Seeing virtually no upside to Clinton holding more campaign events, fundraising further or being in the public eye whatsoever, the campaign plans to give her a nice breather while she wins the Presidency more or less by default.

The full press release out of Clinton’s Brooklyn campaign HQ has been transcribed below:

“After a series of devastating gaffes by Donald Trump, culminating in the release of a video in which he claims he can grab women ‘by the pussy’ thanks to his celebrity, the Cantaloupe Colossus has effectively scuppered any chance he ever had of becoming the 45th President.

If the deal hadn’t been sealed when congressional Republicans began deserting Trump in droves, it certainly was following a barely-adequate debate performance in which he ‘apologized’ for about five seconds and then tried to change the subject as quickly as possible.
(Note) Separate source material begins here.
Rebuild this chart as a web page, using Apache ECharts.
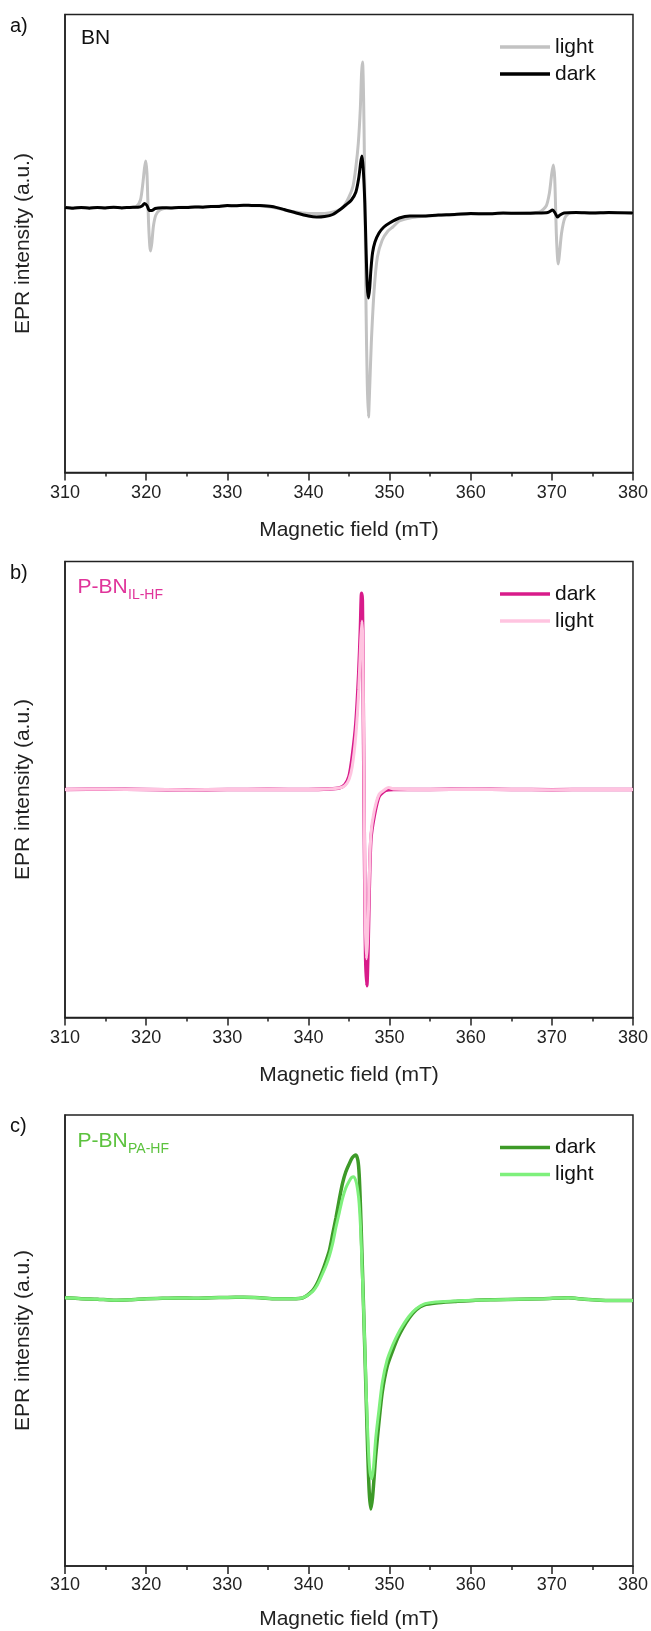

And that’s not just talk. Recent polls, both national and in the eight to ten states that we actually give a shit about, have shown momentum in our favor from the moment Trump first uttered the name ‘Alicia Machado.’ We were just one or two points up before the first debate; now, we’re up six and rising. It would take an unprecedented turnaround for us to lose now, and, as you know, the 2016 campaign up until now has been about as conventional as it gets.

Now, we at Clinton HQ aren’t stupid. We know our candidate is among the least popular people ever to run for President. It’s become readily apparent to us over the last 18 months that the less people are paying attention to her, the better we do. So, we are not going to waste this beautiful moment of self-immolation by trotting her out fifty more times to say a few platitudes and talk about policies that, let’s be honest, nobody is paying attention to anyway.

But enough about that. It’s time for Hillary, and indeed all of us, to kick back, relax, and watch as we make history in the most depressing way possible. See you on the 8th!”

At press time, Hillary Clinton had secured a private server for storing her vacation photos.